Task requirements »
Start at the top of the records and, please, print each line exactly through the line that contains "from matplotlib.ticker import FuncFormatter", leaving out all pictures.

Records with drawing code
================
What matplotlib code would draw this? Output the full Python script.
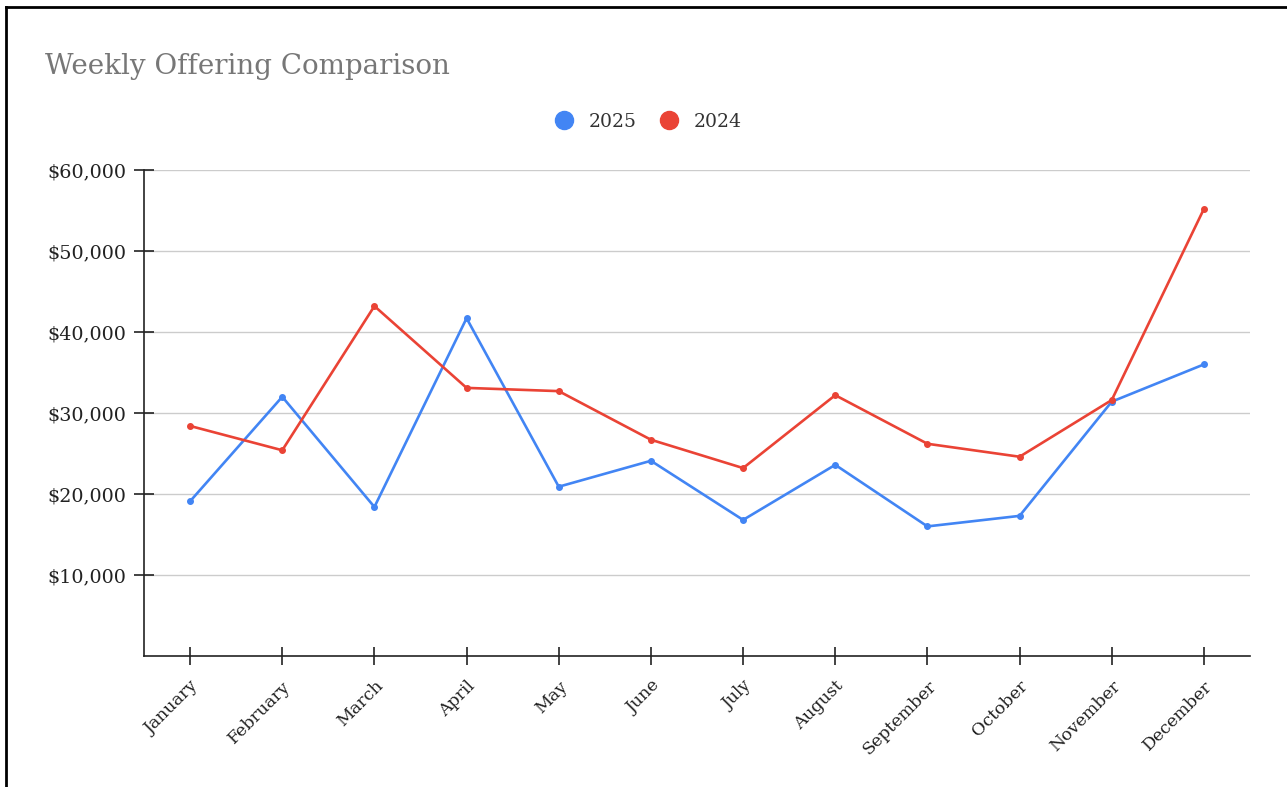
import matplotlib
matplotlib.use("Agg")
import matplotlib.pyplot as plt
from matplotlib.lines import Line2D
from matplotlib.ticker import FuncFormatter

months = ["January", "February", "March", "April", "May", "June", "July",
          "August", "September", "October", "November", "December"]
offering_2025 = [19100, 32000, 18400, 41700, 20900, 24100, 16800, 23600, 16000, 17300, 31400, 36000]
offering_2024 = [28400, 25400, 43200, 33100, 32700, 26700, 23200, 32200, 26200, 24600, 31600, 55200]
y_ticks = [10000, 20000, 30000, 40000, 50000, 60000]

BLUE = "#4285F4"
RED = "#EA4335"
FONT = "DejaVu Serif"

W, H = 1287, 787
fig = plt.figure(figsize=(W / 100, H / 100), dpi=100)
fig.patch.set_facecolor("white")

ax = fig.add_axes([144 / W, 1 - 656 / H, (1250 - 144) / W, (656 - 170) / H])
x = list(range(len(months)))
ax.plot(x, offering_2025, color=BLUE, lw=1.9, marker="o", ms=4, label="2025", zorder=3)
ax.plot(x, offering_2024, color=RED, lw=1.9, marker="o", ms=4, label="2024", zorder=3)

ax.set_xlim(-0.5, len(months) - 0.5)
ax.set_ylim(0, 60000)
ax.set_yticks(y_ticks)
ax.yaxis.set_major_formatter(FuncFormatter(lambda v, p: f"${v:,.0f}"))
ax.set_xticks(x)
ax.set_xticklabels(months, rotation=45, ha="right", rotation_mode="anchor",
                   fontfamily=FONT, fontsize=12.5, color="#222222")
for lab in ax.get_yticklabels():
    lab.set_fontfamily(FONT)
    lab.set_fontsize(13.8)
    lab.set_color("#222222")

ax.grid(axis="y", color="#cccccc", lw=1)
ax.set_axisbelow(True)
for s in ["top", "right"]:
    ax.spines[s].set_visible(False)
for s in ["left", "bottom"]:
    ax.spines[s].set_color("#222222")
    ax.spines[s].set_linewidth(1.2)
ax.tick_params(axis="y", direction="inout", length=14, width=1.2, color="#222222", pad=6)
ax.tick_params(axis="x", direction="inout", length=13, width=1.2, color="#222222", pad=9)

fig.text(45 / W, 1 - 66 / H, "Weekly Offering Comparison", fontfamily=FONT,
         fontsize=20, color="#777777", va="center", ha="left")

handles = [Line2D([], [], color=BLUE, marker="o", ls="none", ms=13),
           Line2D([], [], color=RED, marker="o", ls="none", ms=13)]
fig.legend(handles, ["2025", "2024"], loc="center", bbox_to_anchor=(648 / W, 1 - 122 / H),
           ncol=2, frameon=False, prop={"family": FONT, "size": 13.5},
           handletextpad=0.8, columnspacing=1.25, handlelength=1.0, labelcolor="#333333")

fig.add_artist(Line2D([5.5 / W, 5.5 / W], [0, 1 - 6.5 / H], color="black", lw=2,
                      transform=fig.transFigure))
fig.add_artist(Line2D([5.5 / W, 1], [1 - 6.5 / H, 1 - 6.5 / H], color="black", lw=2,
                      transform=fig.transFigure))

fig.savefig("out.png", dpi=100)
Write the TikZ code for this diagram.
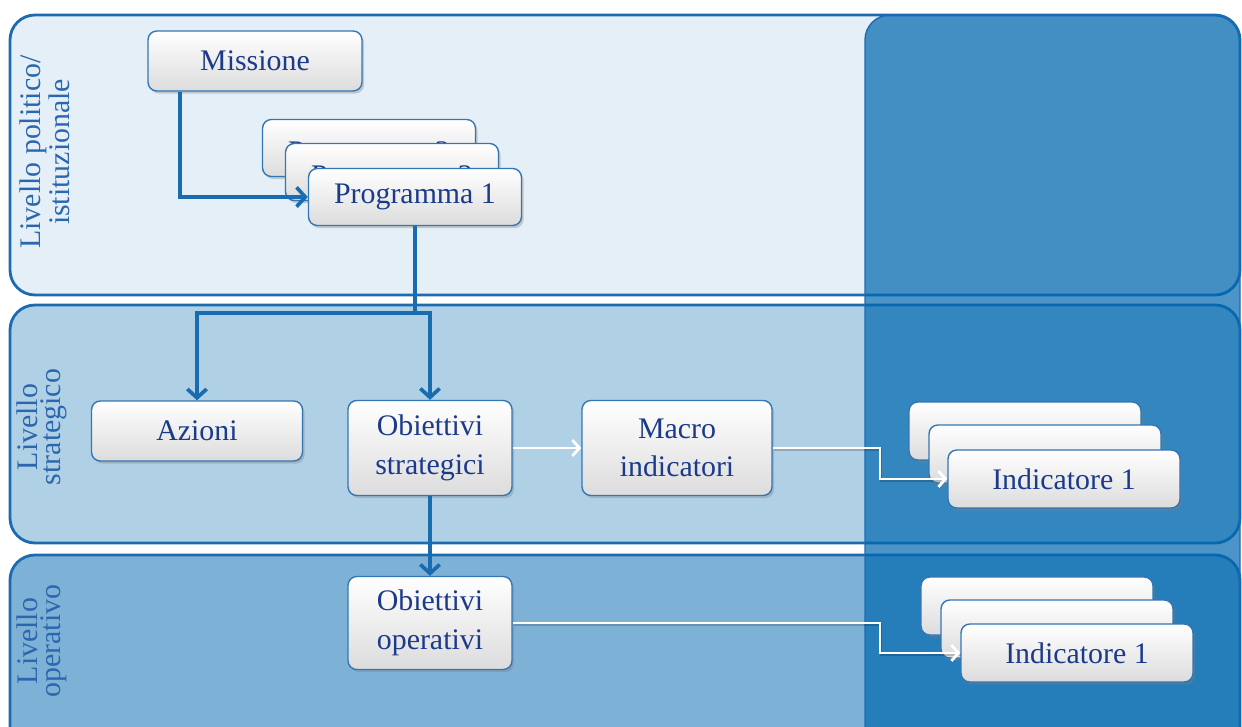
================
Output for this exercise »
What matplotlib code would draw this? Output the full Python script.
import matplotlib
matplotlib.use("Agg")
import matplotlib.pyplot as plt
from matplotlib.lines import Line2D
from matplotlib.ticker import FuncFormatter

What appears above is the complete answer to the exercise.